Wenn wir schon beim Philosophieren sind: Sie züchten Tomaten, die Promoinfo Ihrer letzten Platte verrät viel über Ihre Leidenschaft fürs Kochen: Gibt’s Analogien zwischen dem Musikmachen und dem Kochen?

Absolut! Ich mag ja zum Beispiel keine schnell angebratenen Sachen, zum Beispiel Schnitzel: Das spritzt erstens ungemein und gesund ist es auch nicht. Ich koche zum Beispiel sehr gern mit dem Wok: Dabei ist eine gute Vorbereitung essentiell.

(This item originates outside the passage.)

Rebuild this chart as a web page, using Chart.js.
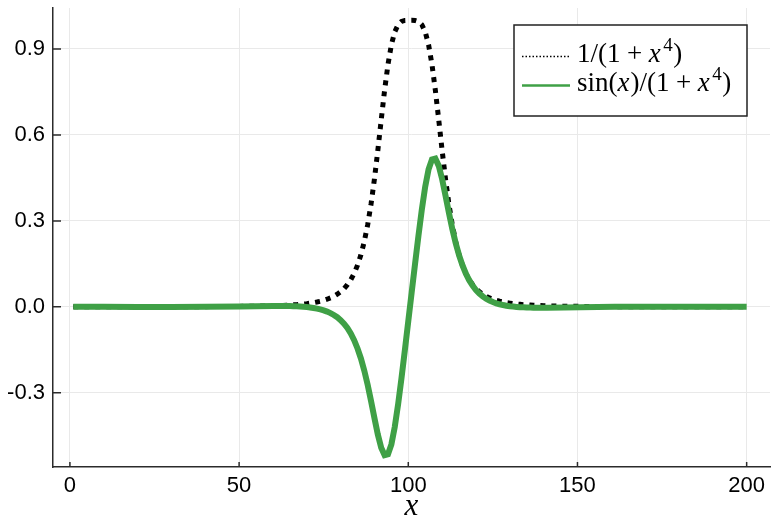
<!DOCTYPE html>
<html>
<head>
<meta charset="utf-8">
<script src="https://cdn.jsdelivr.net/npm/chart.js@4"></script>
<style>
  html, body { margin: 0; padding: 0; background: #fff; }
  #wrap { width: 784px; height: 532px; }
</style>
</head>
<body>
<div id="wrap"><canvas id="plot" width="784" height="532"></canvas></div>
<script>
// sample index along the x axis
const xIndex = [1, 10, 20, 30, 40, 50, 55,
  60, 61, 62, 63, 64, 65, 66, 67, 68, 69,
  70, 71, 72, 73, 74, 75, 76, 77, 78, 79,
  80, 81, 82, 83, 84, 85, 86, 87, 88, 89,
  90, 91, 92, 93, 94, 95, 96, 97, 98, 99,
  100, 101, 102, 103, 104, 105, 106, 107, 108, 109,
  110, 111, 112, 113, 114, 115, 116, 117, 118, 119,
  120, 121, 122, 123, 124, 125, 126, 127, 128, 129,
  130, 131, 132, 133, 134, 135, 136, 137, 138, 139,
  140, 141, 146, 151, 161, 171, 181, 191, 200];

// 1/(1+x^4)
const invQuart = [0.0001, 0.0001, 0.0002, 0.0004, 0.0007, 0.0015, 0.0023,
  0.0036, 0.0040, 0.0044, 0.0049, 0.0055, 0.0061, 0.0069, 0.0077, 0.0087, 0.0099,
  0.0112, 0.0128, 0.0146, 0.0169, 0.0195, 0.0227, 0.0265, 0.0311, 0.0368, 0.0439,
  0.0526, 0.0635, 0.0772, 0.0946, 0.1168, 0.1452, 0.1815, 0.2279, 0.2865, 0.3591,
  0.4464, 0.5462, 0.6525, 0.7560, 0.8459, 0.9146, 0.9598, 0.9849, 0.9960, 0.9995,
  1.0000, 1.0000, 0.9995, 0.9960, 0.9849, 0.9598, 0.9146, 0.8459, 0.7560, 0.6525,
  0.5462, 0.4464, 0.3591, 0.2865, 0.2279, 0.1815, 0.1452, 0.1168, 0.0946, 0.0772,
  0.0635, 0.0526, 0.0439, 0.0368, 0.0311, 0.0265, 0.0227, 0.0195, 0.0169, 0.0146,
  0.0128, 0.0112, 0.0099, 0.0087, 0.0077, 0.0069, 0.0061, 0.0055, 0.0049, 0.0044,
  0.0040, 0.0036, 0.0023, 0.0015, 0.0007, 0.0004, 0.0002, 0.0001, 0.0001];

// sin(x)/(1+x^4)
const sinInvQuart = [0.0001, 0.0000, -0.0002, -0.0003, 0.0001, 0.0014, 0.0023,
  0.0029, 0.0030, 0.0030, 0.0029, 0.0028, 0.0025, 0.0022, 0.0017, 0.0011, 0.0002,
  -0.0009, -0.0022, -0.0040, -0.0062, -0.0090, -0.0124, -0.0166, -0.0219, -0.0284, -0.0364,
  -0.0464, -0.0587, -0.0740, -0.0930, -0.1164, -0.1452, -0.1803, -0.2227, -0.2724, -0.3287,
  -0.3884, -0.4458, -0.4920, -0.5174, -0.5142, -0.4802, -0.4195, -0.3394, -0.2476, -0.1501,
  -0.0502, 0.0502, 0.1501, 0.2476, 0.3394, 0.4195, 0.4802, 0.5142, 0.5174, 0.4920,
  0.4458, 0.3884, 0.3287, 0.2724, 0.2227, 0.1803, 0.1452, 0.1164, 0.0930, 0.0740,
  0.0587, 0.0464, 0.0364, 0.0284, 0.0219, 0.0166, 0.0124, 0.0090, 0.0062, 0.0040,
  0.0022, 0.0009, -0.0002, -0.0011, -0.0017, -0.0022, -0.0025, -0.0028, -0.0029, -0.0030,
  -0.0030, -0.0029, -0.0023, -0.0014, -0.0001, 0.0003, 0.0002, 0.0000, -0.0001];

const seriesNames = ["1/(1+x^4)", "sin(x)/(1+x^4)"];
const xTicks = [0, 50, 100, 150, 200];
const yTicks = [-0.3, 0.0, 0.3, 0.6, 0.9];
const xTitle = "x";

const AXIS_COLOR = "#2b2b2b";
const GREEN = "#3fa046";
const MATH_FONT = '"Liberation Serif", "DejaVu Serif", serif';

function pts(ys) {
  return xIndex.map((x, i) => ({ x: x, y: ys[i] }));
}

// draws a tiny math label: italic x, ^ superscript, spaced +
function drawMath(ctx, s, x, y, size) {
  let i = 0;
  while (i < s.length) {
    const c = s[i];
    if (c === "^") {
      ctx.font = Math.round(size * 0.7) + "px " + MATH_FONT;
      ctx.fillText(s[i + 1], x + 1.5, y - size * 0.38);
      x += ctx.measureText(s[i + 1]).width + 2;
      i += 2;
      continue;
    }
    if (c === "+") {
      x += size * 0.24;
      ctx.font = size + "px " + MATH_FONT;
      ctx.fillText("+", x, y);
      x += ctx.measureText("+").width + size * 0.24;
      i++;
      continue;
    }
    ctx.font = (c === "x" ? "italic " : "") + size + "px " + MATH_FONT;
    ctx.fillText(c, x, y);
    x += ctx.measureText(c).width + (c === "x" ? 1 : 0);
    i++;
  }
}

const innerTicks = {
  id: "innerTicks",
  afterDraw(chart) {
    const { ctx, chartArea: a, scales: { x, y } } = chart;
    ctx.save();
    ctx.strokeStyle = AXIS_COLOR;
    ctx.lineWidth = 1.5;
    ctx.beginPath();
    xTicks.forEach(v => {
      const p = x.getPixelForValue(v);
      ctx.moveTo(p, a.bottom);
      ctx.lineTo(p, a.bottom - 5);
    });
    yTicks.forEach(v => {
      const p = y.getPixelForValue(v);
      ctx.moveTo(a.left, p);
      ctx.lineTo(a.left + 8, p);
    });
    ctx.stroke();
    ctx.restore();
  }
};

const boxLegend = {
  id: "boxLegend",
  afterDraw(chart) {
    const ctx = chart.ctx;
    const a = chart.chartArea;
    const bx = a.right - 256, by = a.top + 17, bw = 233, bh = 91;
    ctx.save();
    ctx.fillStyle = "#fff";
    ctx.fillRect(bx, by, bw, bh);
    ctx.strokeStyle = "#222";
    ctx.lineWidth = 1.5;
    ctx.strokeRect(bx, by, bw, bh);

    const rows = [by + 31.5, by + 60.5];
    chart.data.datasets.forEach((ds, i) => {
      const ly = rows[i];
      ctx.beginPath();
      ctx.strokeStyle = ds.borderColor;
      if (i === 0) { ctx.lineWidth = 1.5; ctx.setLineDash([1.5, 2]); }
      else { ctx.lineWidth = 2.5; ctx.setLineDash([]); }
      ctx.moveTo(bx + 8, ly);
      ctx.lineTo(bx + 56, ly);
      ctx.stroke();
      ctx.setLineDash([]);
      ctx.fillStyle = "#000";
      ctx.textBaseline = "alphabetic";
      drawMath(ctx, ds.label, bx + 63, ly + 5, 27);
    });
    ctx.restore();
  }
};

new Chart(document.getElementById("plot"), {
  type: "line",
  data: {
    datasets: [
      {
        label: seriesNames[0],
        data: pts(invQuart),
        borderColor: "#000",
        borderWidth: 5,
        borderDash: [5, 6],
        pointRadius: 0,
        order: 1
      },
      {
        label: seriesNames[1],
        data: pts(sinInvQuart),
        borderColor: GREEN,
        borderWidth: 6,
        pointRadius: 0,
        order: 0
      }
    ]
  },
  options: {
    responsive: false,
    animation: false,
    layout: { padding: { left: 0, right: 14, top: 8, bottom: 0 } },
    plugins: { legend: { display: false }, tooltip: { enabled: false } },
    scales: {
      x: {
        type: "linear",
        min: -5.0,
        max: 206.9,
        afterBuildTicks: s => { s.ticks = xTicks.map(v => ({ value: v })); },
        afterFit: s => { s.height = 65; s.paddingLeft = 0; s.paddingRight = 0; },
        grid: { color: "#e9e9e9", lineWidth: 1, drawTicks: false },
        border: { display: true, color: AXIS_COLOR, width: 1.5 },
        ticks: {
          padding: 6,
          color: "#000",
          maxRotation: 0,
          font: { family: '"Liberation Sans", Arial, sans-serif', size: 22 },
          callback: v => String(v)
        },
        title: {
          display: true,
          text: xTitle,
          color: "#000",
          padding: { top: 0, bottom: 7 },
          font: { family: MATH_FONT, style: "italic", size: 31 }
        }
      },
      y: {
        type: "linear",
        min: -0.559,
        max: 1.043,
        afterBuildTicks: s => { s.ticks = yTicks.map(v => ({ value: v })); },
        afterFit: s => { s.width = 53; s.paddingTop = 0; s.paddingBottom = 0; },
        grid: { color: "#e9e9e9", lineWidth: 1, drawTicks: false },
        border: { display: true, color: AXIS_COLOR, width: 1.5 },
        ticks: {
          padding: 8,
          color: "#000",
          font: { family: '"Liberation Sans", Arial, sans-serif', size: 22 },
          callback: v => v.toFixed(1)
        }
      }
    }
  },
  plugins: [innerTicks, boxLegend]
});
</script>
</body>
</html>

Man kann bis zum letzten Moment nachwürzen, muss aber wissen wann genug ist. Studioarbeit und Kochen ist im Prinzip dasselbe. Du musst dir vorher überlegen welche Zutaten du brauchst – die musst du einkaufen. Also die Wahl der Instrumentierung. Du musst es zügig und konzentriert durchziehen. Und darfst es nicht zu lange kochen lassen. Da fallen mir ewig Parallelen ein. Die gibt’s zwischen dem Kochen und dem Musikmachen zuhauf.